Ma poi per lui era stata una bella esperienza che gli aveva dato un riconoscimento che nel suo chiuso e affollato ambiente non aveva avuto. Lì era lui, solo lui, non c’erano fratelli, cugini: c’erano solo tante persone nuove che si confrontavano solo con lui e non con un nutrito gruppo. Il gioco era tutto suo. E ne era uscito vincente, con amicizie nuove e riconoscimento. Era stato visto senza nessuno che facesse ombra e per un buono come era lui, a volte frainteso nella sua bontà, è tanto davvero. E quel passato in cui io non c’ero, s’intrecciava strettamente con quel presente in cui non c’era lui, anzi non ci sarebbe più stato neanche al mio ritorno a casa.
Ma chissà cosa aveva provato quel giovane uomo al momento del distacco per un salto nel vuoto senza sapere cosa l’aspettava!
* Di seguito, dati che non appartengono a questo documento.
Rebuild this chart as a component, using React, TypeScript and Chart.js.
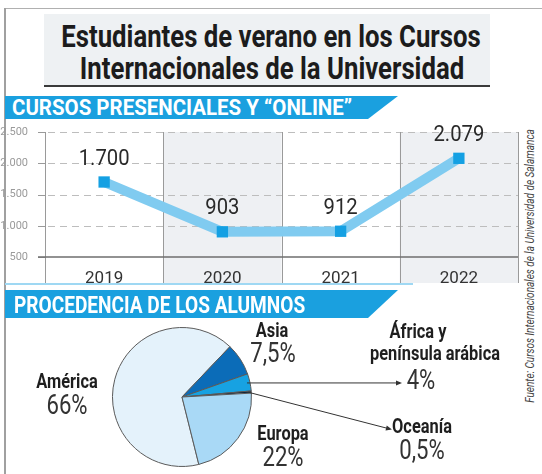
import React, { useEffect, useRef } from "react";
import { Chart, registerables } from "chart.js";
Chart.register(...registerables);

const FONT = 'Roboto, "Liberation Sans", sans-serif';

const years = ["2019", "2020", "2021", "2022"];
const students = [1700, 903, 912, 2079];
const studentLabels = ["1.700", "903", "912", "2.079"];
const yMin = 500;
const yMax = 2500;
const yStep = 500;

const regions = ["América", "Asia", "África y península arábica", "Oceanía", "Europa"];
const shares = [66, 7.5, 4, 0.5, 22];
const shareLabels = ["66%", "7,5%", "4%", "0,5%", "22%"];
const regionColors = ["#e4f2fb", "#0b6cb8", "#17a2e2", "#0f2238", "#a9d9f6"];

function fmt(v: number) {
  return v >= 1000 ? `${Math.floor(v / 1000)}.${String(v % 1000).padStart(3, "0")}` : String(v);
}

function LineChart() {
  const ref = useRef<HTMLCanvasElement>(null);
  useEffect(() => {
    const deco = {
      id: "deco",
      beforeDraw(chart: any) {
        const { ctx, chartArea } = chart;
        const x = chart.scales.x;
        const half = (x.getPixelForValue(1) - x.getPixelForValue(0)) / 2;
        ctx.save();
        ctx.fillStyle = "#eef0f3";
        years.forEach((_, i) => {
          if (i % 2 === 1) {
            const c = x.getPixelForValue(i);
            ctx.fillRect(c - half, chartArea.top, 2 * half, chart.height - 2 - chartArea.top);
          }
        });
        ctx.restore();
      },
      beforeDatasetsDraw(chart: any) {
        const { ctx, chartArea } = chart;
        const x = chart.scales.x;
        const y = chart.scales.y;
        const half = (x.getPixelForValue(1) - x.getPixelForValue(0)) / 2;
        ctx.save();
        ctx.lineWidth = 1;
        y.ticks.forEach((t: any) => {
          const py = Math.round(y.getPixelForValue(t.value)) + 0.5;
          ctx.strokeStyle = "#9a9a9a";
          ctx.setLineDash([]);
          ctx.beginPath();
          ctx.moveTo(chartArea.left - 7, py);
          ctx.lineTo(chartArea.left, py);
          ctx.stroke();
          if (t.value === yMin) return;
          ctx.strokeStyle = "#bdbdbd";
          ctx.setLineDash([7, 5]);
          ctx.beginPath();
          ctx.moveTo(chartArea.left + 3, py);
          ctx.lineTo(chartArea.right, py);
          ctx.stroke();
        });
        ctx.setLineDash([]);
        ctx.strokeStyle = "#9a9a9a";
        for (let i = 0; i <= years.length; i++) {
          const px = Math.round(x.getPixelForValue(0) - half + 2 * half * i) + 0.5;
          ctx.beginPath();
          ctx.moveTo(px, chartArea.top);
          ctx.lineTo(px, chart.height - 2);
          ctx.stroke();
        }
        ctx.strokeStyle = "#6e6e6e";
        ctx.lineWidth = 1.5;
        ctx.beginPath();
        ctx.moveTo(chartArea.left - 7, chartArea.bottom);
        ctx.lineTo(chartArea.right, chartArea.bottom);
        ctx.stroke();
        ctx.restore();
      },
      afterDatasetsDraw(chart: any) {
        const { ctx } = chart;
        const meta = chart.getDatasetMeta(0);
        ctx.save();
        ctx.font = `22px ${FONT}`;
        ctx.fillStyle = "#2a2a2a";
        ctx.textAlign = "center";
        ctx.textBaseline = "middle";
        meta.data.forEach((pt: any, i: number) => {
          ctx.save();
          ctx.translate(pt.x, pt.y - 23);
          ctx.scale(0.92, 1);
          ctx.fillText(studentLabels[i], 0, 0);
          ctx.restore();
        });
        ctx.restore();
      },
    };
    const chart = new Chart(ref.current!, {
      type: "line",
      data: {
        labels: years,
        datasets: [
          {
            data: students,
            borderColor: "#80cbf0",
            borderWidth: 10,
            borderCapStyle: "butt",
            borderJoinStyle: "miter",
            tension: 0,
            pointStyle: "rect",
            pointRadius: 8,
            pointBorderWidth: 0,
            pointBackgroundColor: "#14a0e3",
          },
        ],
      },
      options: {
        animation: false,
        responsive: false,
        devicePixelRatio: 1,
        events: [],
        layout: { autoPadding: false, padding: { top: 12, right: 2, left: 0, bottom: 0 } },
        plugins: { legend: { display: false }, tooltip: { enabled: false } },
        scales: {
          x: {
            offset: true,
            grid: { display: false },
            border: { display: false },
            ticks: { font: { family: FONT, size: 17 }, color: "#333", padding: 4 },
            afterFit: (s: any) => {
              s.height = 28;
              s.paddingLeft = 0;
              s.paddingRight = 0;
            },
          },
          y: {
            min: yMin,
            max: yMax,
            border: { display: false },
            grid: { display: false },
            ticks: {
              stepSize: yStep,
              font: { family: FONT, size: 11 },
              color: "#9a9a9a",
              padding: 9,
              callback: (v: any) => fmt(Number(v)),
            },
            afterFit: (s: any) => {
              s.width = 45;
              s.paddingTop = 0;
              s.paddingBottom = 0;
            },
          },
        },
      },
      plugins: [deco],
    } as any);
    return () => chart.destroy();
  }, []);
  return (
    <canvas
      ref={ref}
      width={520}
      height={165}
      style={{ position: "absolute", left: 0, top: 120, width: 520, height: 165 }}
    />
  );
}

function PieChart() {
  const ref = useRef<HTMLCanvasElement>(null);
  useEffect(() => {
    const arrows = {
      id: "arrows",
      afterDraw(chart: any) {
        const { ctx } = chart;
        const meta = chart.getDatasetMeta(0);
        const ends: Record<number, [number, number | null]> = { 2: [400, null], 3: [390, 107] };
        ctx.save();
        ctx.strokeStyle = "#333";
        ctx.fillStyle = "#333";
        ctx.lineWidth = 1;
        Object.keys(ends).forEach((k) => {
          const i = Number(k);
          const a = meta.data[i];
          const mid = (a.startAngle + a.endAngle) / 2;
          const r = a.outerRadius - 3;
          const sx = a.x + r * Math.cos(mid);
          const sy = a.y + r * Math.sin(mid);
          const ex = ends[i][0];
          const ey = ends[i][1] === null ? sy : (ends[i][1] as number);
          ctx.beginPath();
          ctx.moveTo(sx, sy);
          ctx.lineTo(ex, ey);
          ctx.stroke();
          const ang = Math.atan2(ey - sy, ex - sx);
          const c = Math.cos(ang);
          const s = Math.sin(ang);
          ctx.beginPath();
          ctx.moveTo(ex + 2 * c, ey + 2 * s);
          ctx.lineTo(ex - 4 * c + 2.5 * s, ey - 4 * s - 2.5 * c);
          ctx.lineTo(ex - 4 * c - 2.5 * s, ey - 4 * s + 2.5 * c);
          ctx.closePath();
          ctx.fill();
        });
        ctx.restore();
      },
    };
    const chart = new Chart(ref.current!, {
      type: "pie",
      data: {
        labels: regions,
        datasets: [
          {
            data: shares,
            backgroundColor: regionColors,
            borderColor: "#5a5a5a",
            borderWidth: 1,
          },
        ],
      },
      options: {
        animation: false,
        responsive: false,
        devicePixelRatio: 1,
        events: [],
        rotation: 166,
        layout: { padding: { left: 112, right: 268, top: 5, bottom: 7 } },
        plugins: { legend: { display: false }, tooltip: { enabled: false } },
      },
      plugins: [arrows],
    } as any);
    return () => chart.destroy();
  }, []);
  return (
    <canvas
      ref={ref}
      width={520}
      height={152}
      style={{ position: "absolute", left: 0, top: 322, width: 520, height: 152 }}
    />
  );
}

function T(props: {
  x: number;
  y: number;
  text: string;
  size: number;
  bold?: boolean;
  italic?: boolean;
  sx?: number;
  color?: string;
  left?: boolean;
  rotate?: number;
}) {
  const sx = props.sx ?? 0.82;
  const tr = props.left
    ? `translate(0, -50%) scaleX(${sx})`
    : `translate(-50%, -50%)${props.rotate ? ` rotate(${props.rotate}deg)` : ""} scaleX(${sx})`;
  return (
    <div
      style={{
        position: "absolute",
        left: props.x,
        top: props.y,
        transform: tr,
        transformOrigin: props.left ? "left center" : "center center",
        whiteSpace: "nowrap",
        fontFamily: FONT,
        fontSize: props.size,
        fontWeight: props.bold ? 700 : 400,
        fontStyle: props.italic ? "italic" : "normal",
        color: props.color || (props.bold ? "#1e1e1e" : "#333"),
        lineHeight: 1,
      }}
    >
      {props.text}
    </div>
  );
}

function Band(props: { top: number; height: number }) {
  return (
    <div
      style={{
        position: "absolute",
        left: 5,
        top: props.top,
        width: 393,
        height: props.height,
        background: "#1aa0df",
        clipPath: "polygon(0 0, 100% 0, calc(100% - 30px) 100%, 0 100%)",
      }}
    />
  );
}

export default function App() {
  return (
    <div style={{ position: "fixed", left: 0, top: 0, width: 542, height: 474, background: "#fff", overflow: "hidden" }}>
      <div style={{ position: "absolute", left: 5, top: 8, width: 537, height: 1, background: "#b0b0b0" }} />
      <div style={{ position: "absolute", left: 4, top: 8, width: 2, height: 466, background: "#a0a0a0" }} />
      <div
        style={{
          position: "absolute",
          left: 44,
          top: 14,
          width: 446,
          height: 71,
          background: "#eef1f3",
          borderBottom: "2px solid #3a3a3a",
        }}
      />
      <T x={271} y={36} text="Estudiantes de verano en los Cursos" size={31} bold sx={0.83} color="#1c1c1c" />
      <T x={272} y={68} text="Internacionales de la Universidad" size={31} bold sx={0.83} color="#1c1c1c" />
      <Band top={96} height={23} />
      <T x={12} y={108} text="CURSOS PRESENCIALES Y “ONLINE”" size={22} bold left sx={0.93} color="#fff" />
      <LineChart />
      <div style={{ position: "absolute", left: 5, top: 283, width: 408, height: 2, background: "#9fd8f3" }} />
      <Band top={290} height={28} />
      <T x={14} y={305} text="PROCEDENCIA DE LOS ALUMNOS" size={23} bold left sx={0.83} color="#fff" />
      <PieChart />
      <T x={67} y={381} text="América" size={20} bold />
      <T x={67} y={405} text="66%" size={27} />
      <T x={272} y={330} text="Asia" size={20} bold />
      <T x={273} y={353} text="7,5%" size={27} />
      <T x={418} y={331} text="África y" size={20} bold />
      <T x={435} y={353} text="península arábica" size={20} bold />
      <T x={421} y={380} text="4%" size={27} />
      <T x={422} y={426} text="Oceanía" size={20} bold />
      <T x={422} y={450} text="0,5%" size={27} />
      <T x={283} y={433} text="Europa" size={20} bold />
      <T x={283} y={457} text="22%" size={27} />
      <T
        x={530}
        y={266}
        text="Fuente: Cursos Internacionales de la Universidad de Salamanca"
        size={12.5}
        italic
        rotate={-90}
        sx={0.8}
        color="#444"
      />
    </div>
  );
}
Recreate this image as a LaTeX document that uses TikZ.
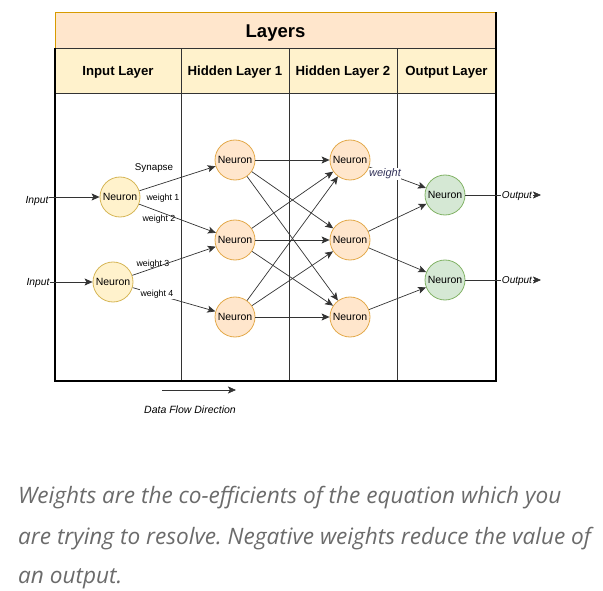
\documentclass[tikz,border=0pt]{standalone}
\usepackage{fontspec}
\setmainfont{Liberation Sans}
\newfontfamily\capfont{Open Sans}
\usetikzlibrary{arrows.meta,shapes.geometric}
\definecolor{titlefill}{HTML}{FFE6CC}
\definecolor{titledraw}{HTML}{D79B00}
\definecolor{headfill}{HTML}{FFF2CC}
\definecolor{infill}{HTML}{FFF2CC}
\definecolor{indraw}{HTML}{D6B656}
\definecolor{hidfill}{HTML}{FFE6CC}
\definecolor{hiddraw}{HTML}{E3A94A}
\definecolor{outfill}{HTML}{D5E8D4}
\definecolor{outdraw}{HTML}{82B366}
\definecolor{edgecol}{HTML}{333333}
\definecolor{capcol}{HTML}{6B6B6B}
\definecolor{wcol}{HTML}{33335A}
\tikzset{
  neuron/.style={circle, minimum size=40pt, inner sep=0pt, line width=0.8pt, text height=7.6pt, text depth=0pt, font=\fontsize{10.5}{12}\selectfont},
  inneuron/.style={neuron, fill=infill, draw=indraw},
  hidneuron/.style={neuron, fill=hidfill, draw=hiddraw},
  outneuron/.style={neuron, fill=outfill, draw=outdraw},
  arr/.style={draw=edgecol, line width=0.7pt, -{Stealth[length=8pt,width=7pt,inset=1.8pt]}},
  headcell/.style={draw=edgecol, line width=0.6pt, fill=headfill, minimum height=45pt, inner sep=0pt, text height=9.5pt, text depth=0pt, font=\bfseries\fontsize{13.2}{15}\selectfont},
  wlabel/.style={inner sep=0pt, font=\fontsize{8.8}{10}\selectfont},
  iolabel/.style={inner sep=0.5pt, font=\itshape\fontsize{10.3}{12}\selectfont},
  caption/.style={anchor=base west, inner sep=0pt, text=capcol, font=\capfont\itshape\fontsize{22.6}{26}\selectfont}
}
\frenchspacing
\begin{document}
\begin{tikzpicture}[x=1pt,y=-1pt]
\useasboundingbox (0,0) rectangle (603,591);
% table
\node[draw=titledraw, line width=0.8pt, fill=titlefill, minimum width=441pt, minimum height=36pt, inner sep=0pt, text height=13.3pt, text depth=0pt, font=\bfseries\fontsize{18.5}{21}\selectfont] (title) at (275.5,30.5) {Layers};
\node[headcell, minimum width=126pt] (h1) at (118,70.5) {Input Layer};
\node[headcell, minimum width=108pt] (h2) at (235,70.5) {Hidden Layer 1};
\node[headcell, minimum width=108pt] (h3) at (343,70.5) {Hidden Layer 2};
\node[headcell, minimum width=99pt] (h4) at (446.5,70.5) {Output Layer};
\draw[edgecol, line width=0.7pt] (181,93) -- (181,381) (289,93) -- (289,381) (397,93) -- (397,381);
\draw[black, line width=1.8pt] (55,48) -- (55,381) -- (496,381) -- (496,12);
% neurons
\node[inneuron] (I1) at (120,197) {Neuron};
\node[inneuron] (I2) at (113,282) {Neuron};
\node[hidneuron] (A1) at (235,160) {Neuron};
\node[hidneuron] (A2) at (235,240) {Neuron};
\node[hidneuron] (A3) at (235,317) {Neuron};
\node[hidneuron] (B1) at (350,160) {Neuron};
\node[hidneuron] (B2) at (350,240) {Neuron};
\node[hidneuron] (B3) at (350,317) {Neuron};
\node[outneuron] (O1) at (445,195) {Neuron};
\node[outneuron] (O2) at (445,280) {Neuron};
% inputs
\node[iolabel] (in1) at (37,201) {Input};
\node[iolabel] (in2) at (38,283) {Input};
\draw[arr] (in1.east |- I1.west) -- (I1.west);
\draw[arr] (in2.east |- I2.west) -- (I2.west);
% input -> hidden 1
\draw[arr] (I1) -- (A1);
\draw[arr] (I1) -- (A2);
\draw[arr] (I2) -- (A2);
\draw[arr] (I2) -- (A3);
% hidden 1 -> hidden 2
\foreach \a in {A1,A2,A3}{
  \foreach \b in {B1,B2,B3}{
    \draw[arr] (\a) -- (\b);
  }
}
% hidden 2 -> output
\draw[arr] (B1) -- (O1);
\draw[arr] (B2) -- (O1);
\draw[arr] (B2) -- (O2);
\draw[arr] (B3) -- (O2);
% outputs
\coordinate (e1) at (541,195);
\coordinate (e2) at (541,280);
\draw[arr] (O1) -- (e1);
\draw[arr] (O2) -- (e2);
\node[iolabel, fill=white, font=\itshape\fontsize{10}{12}\selectfont] (out1) at (517,196) {Output};
\node[iolabel, fill=white, font=\itshape\fontsize{10}{12}\selectfont] (out2) at (517,281) {Output};
% labels
\node[wlabel, font=\fontsize{9.8}{11}\selectfont] (syn) at (154,168) {Synapse};
\node[wlabel] (w1) at (163,198) {weight 1};
\node[wlabel] (w2) at (159,219) {weight 2};
\node[wlabel] (w3) at (153,264) {weight 3};
\node[wlabel, fill=white, inner sep=0.5pt] (w4) at (157,294) {weight 4};
\node[inner sep=0.5pt, fill=white, text=wcol, font=\itshape\fontsize{11}{12}\selectfont] (w5) at (385,174) {weight};
% data flow
\coordinate (df1) at (162,390);
\coordinate (df2) at (236,390);
\draw[arr] (df1) -- (df2);
\node[inner sep=0pt, font=\itshape\fontsize{10.5}{12}\selectfont] (dft) at (190,410) {Data Flow Direction};
% caption
\node[caption] (c1) at (18,503) {Weights are the co-efficients of the equation which you};
\node[caption] (c2) at (18,544) {are trying to resolve. Negative weights reduce the value of};
\node[caption] (c3) at (18,583) {an output.};
\end{tikzpicture}
\end{document}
Chissà cosa stava provando al momento del distacco dalla madre verso la quale era così protettivo con quel senso del dovere di fratello maggiore così spiccato! Aveva provato paura ed ansia? Sofferenza? Rabbia per un allontanamento non gradito? Oppure un senso di libertà, un’euforia per l’andare? Piacere e affetto per quell’avventura così nuova e diversa? Una calma rassegnata dipinta da “tanto mi doveva toccare” per ogni dove e ogni quando?
Cercavo di immaginarmi quale espressione avessero gli occhi di mio padre alla partenza, durante il viaggio. Chissà come si era sentito sperduto all’arrivo! Chissà come guardava da tutte le parti per capire dove andare! Oppure aveva già conosciuto altri giovani come lui sul treno e si erano creati i primi contatti e nell’aria si erano sentiti diversi “Anch’io vado lì!”?
Mio padre era molto gentile, rispettoso e socievole per cui senz’altro aveva già trovato qualche compagno d’avventura. Era impossibile non accorgersi che era una bravissima persona! Ma con nel cuore e negli occhi quel mio padre ragazzo mi fermai e ritornai a guardare il panorama dal finestrino. Per i periodi seguenti non avevo dubbi perché lui raccontava sempre con piacere la sua vita di quel periodo, con un senso di vittoria e con una luce di gioia molto particolare negli occhi come se fosse durato troppo poco e fosse rimasto nel suo cuore come un sogno breve ma bellissimo. Un bel sogno che l’aveva visto protagonista e libero.
A mio padre avrebbe fatto piacere saper che io passando da quella stazione mi ricordassi di lui e di quella parte della sua vita in cui ancora non c’ero.
E gli avrebbe fatto piacere che mi interrogassi con sollecitudine sulle sue emozioni.
Gli avrebbe fatto piacere sapere che cercavo di sentire cosa poteva aver provato e si sarebbe sentito gratificato da quell’attenzione sottile e profonda.
Ma io so che non è vano perché il nostro colloquio va oltre e continua privo di interferenze e contaminazioni.
Mai stata tanto sua figlia come da quando non c’è più.